#Bitcoin is on track to record its weakest first quarter since 2018 if current performance holds. On the surface, that sounds alarming. But historically, Q1 has often been one of the most volatile periods of the year for $BTC — sharp moves in both directions are not unusual.
Looking back over the past 13 years, there have been instances where Q2 simply followed Q1’s direction. But there have also been multiple years where the rest of the year completely diverged from the first quarter’s performance. In other words, three months rarely define the entire cycle.
So the real question isn’t whether Q1 is red or green.
The real question is: what is the structure telling us right now?
Is the broader market structure trending higher or rolling over?
Are higher timeframes aligned — or are we seeing early signs of local exhaustion?
Is momentum expanding — or compressing?
Over the past 1–2 years, Bitcoin hasn’t been moving in one clean, extended macro trend. Instead, it has rotated through multi-month expansions and contractions. Impulse. Pullback. Rotation. Repeat.
That means seasonality and quarterly statistics matter less than structure.
In environments like this, anchoring bias becomes dangerous. Traders who expect Q2 to “fix” Q1 can miss what price is actually doing.

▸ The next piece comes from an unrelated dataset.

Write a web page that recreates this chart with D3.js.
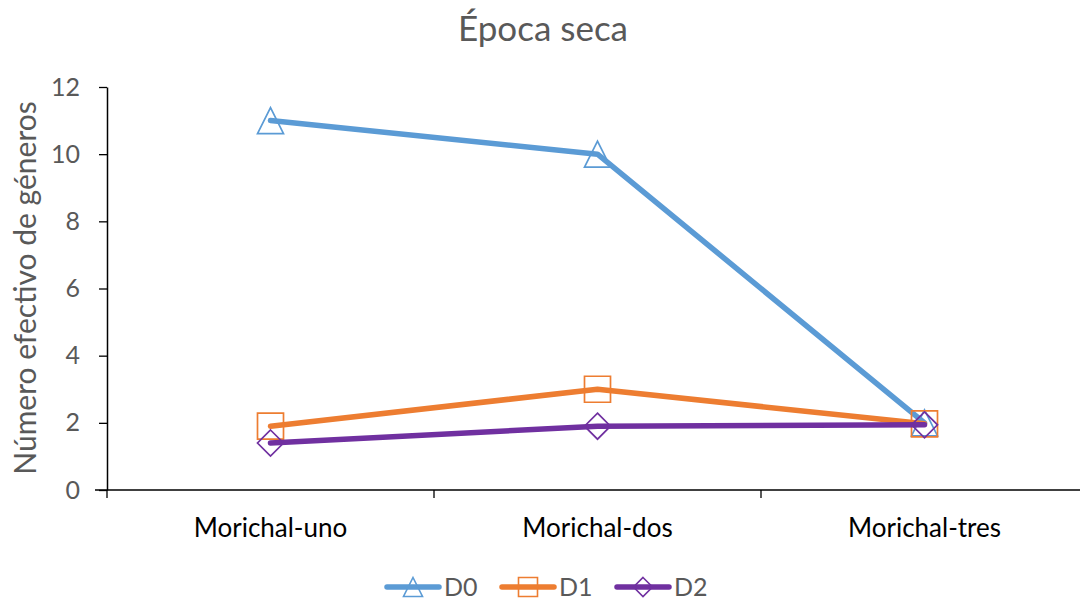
<!DOCTYPE html>
<html>
<head>
<meta charset="utf-8">
<script src="https://cdn.jsdelivr.net/npm/d3@7"></script>
<style>
  html, body { margin: 0; padding: 0; background: #fff; }
  svg { display: block; font-family: Lato, "Open Sans", sans-serif; }
</style>
</head>
<body>
<svg id="chart" width="1080" height="602"></svg>
<script>
// Sites along the x axis
const categories = ["Morichal-uno", "Morichal-dos", "Morichal-tres"];
// Effective number of genera per diversity order
const seriesNames = ["D0", "D1", "D2"];
const d0 = [11, 10, 2];
const d1 = [1.9, 3, 1.97];
const d2 = [1.4, 1.9, 1.94];
const yTicks = [0, 2, 4, 6, 8, 10, 12];

const colors = { D0: "#5b9bd5", D1: "#ed7d31", D2: "#7030a0" };
const symbols = { D0: "triangle", D1: "square", D2: "diamond" };
const series = [
  { name: "D0", values: d0 },
  { name: "D1", values: d1 },
  { name: "D2", values: d2 }
];

const svg = d3.select("#chart");
const plotLeft = 107, plotRight = 1088, plotTop = 87, plotBottom = 490;

const x = d3.scaleBand().domain(categories).range([plotLeft, plotRight]);
const y = d3.scaleLinear().domain([0, 12]).range([plotBottom, plotTop]);

// Marker shapes sized by their bounding box (size = side length in px)
const markerTypes = {
  triangle: { draw(ctx, s) { const h = s / 2; ctx.moveTo(0, -h); ctx.lineTo(h, h); ctx.lineTo(-h, h); ctx.closePath(); } },
  square:   { draw(ctx, s) { const h = s / 2; ctx.rect(-h, -h, s, s); } },
  diamond:  { draw(ctx, s) { const h = s / 2; ctx.moveTo(0, -h); ctx.lineTo(h, 0); ctx.lineTo(0, h); ctx.lineTo(-h, 0); ctx.closePath(); } }
};

// Title
svg.append("text")
  .attr("x", 543).attr("y", 41)
  .attr("text-anchor", "middle")
  .attr("font-size", 35)
  .attr("fill", "#595959")
  .text("Época seca");

// Y axis
const yAxis = svg.append("g")
  .attr("transform", `translate(${plotLeft},0)`)
  .call(d3.axisLeft(y).tickValues(yTicks).tickSize(8).tickPadding(19).tickSizeOuter(0));
yAxis.select(".domain").attr("stroke", "#000").attr("stroke-width", 1.5);
yAxis.selectAll(".tick line").attr("stroke", "#000").attr("stroke-width", 1.3);
yAxis.selectAll(".tick text")
  .attr("font-size", 25).attr("fill", "#595959")
  .attr("font-family", "Lato, 'Open Sans', sans-serif");

// X axis with ticks at band boundaries
const xAxisG = svg.append("g").attr("transform", `translate(0,${plotBottom})`);
xAxisG.append("line")
  .attr("x1", plotLeft - 12).attr("x2", plotRight)
  .attr("stroke", "#000").attr("stroke-width", 1.5);
const boundaries = categories.map(c => x(c));
xAxisG.selectAll(".xtick").data(boundaries).join("line")
  .attr("class", "xtick")
  .attr("x1", d => d).attr("x2", d => d)
  .attr("y1", 0).attr("y2", 8)
  .attr("stroke", "#000").attr("stroke-width", 1.3);
xAxisG.selectAll(".xlabel").data(categories).join("text")
  .attr("class", "xlabel")
  .attr("x", d => x(d) + x.bandwidth() / 2)
  .attr("y", 47)
  .attr("text-anchor", "middle")
  .attr("font-size", 26)
  .attr("fill", "#000")
  .text(d => d);

// Y axis title
svg.append("text")
  .attr("transform", `translate(36,288) rotate(-90)`)
  .attr("text-anchor", "middle")
  .attr("font-size", 30)
  .attr("fill", "#595959")
  .text("Número efectivo de géneros");

const line = d3.line()
  .x((d, i) => x(categories[i]) + x.bandwidth() / 2)
  .y(d => y(d));

series.forEach(s => {
  const g = svg.append("g");
  g.append("path")
    .datum(s.values)
    .attr("d", line)
    .attr("fill", "none")
    .attr("stroke", colors[s.name])
    .attr("stroke-width", 5.5)
    .attr("stroke-linecap", "round")
    .attr("stroke-linejoin", "round");
  g.selectAll("path.m").data(s.values).join("path")
    .attr("class", "m")
    .attr("transform", (d, i) => `translate(${x(categories[i]) + x.bandwidth() / 2},${y(d)})`)
    .attr("d", d3.symbol().type(markerTypes[symbols[s.name]]).size(26))
    .attr("fill", "none")
    .attr("stroke", colors[s.name])
    .attr("stroke-width", 1.7);
});

// Legend
const legendItems = [
  { name: "D0", x: 387 },
  { name: "D1", x: 502 },
  { name: "D2", x: 617 }
];
const lg = svg.append("g");
legendItems.forEach(it => {
  const cy = 587;
  lg.append("line")
    .attr("x1", it.x).attr("x2", it.x + 52)
    .attr("y1", cy).attr("y2", cy)
    .attr("stroke", colors[it.name]).attr("stroke-width", 5.5)
    .attr("stroke-linecap", "round");
  lg.append("path")
    .attr("transform", `translate(${it.x + 26},${cy})`)
    .attr("d", d3.symbol().type(markerTypes[symbols[it.name]]).size(19))
    .attr("fill", "none")
    .attr("stroke", colors[it.name])
    .attr("stroke-width", 1.6);
  lg.append("text")
    .attr("x", it.x + 57).attr("y", cy + 9)
    .attr("font-size", 25)
    .attr("fill", "#595959")
    .text(it.name);
});
</script>
</body>
</html>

The market doesn’t owe anyone symmetry.
What matters now:
– Trend alignment across timeframes
– Liquidity positioning
– Volatility expansion vs compression
– Momentum confirmation, not calendar expectations
If structure shifts bullish, Q1 weakness becomes noise.
If structure deteriorates further, Q1 was simply an early warning.
Time periods create headlines.
Structure creates trends.
And in Bitcoin, structure always wins.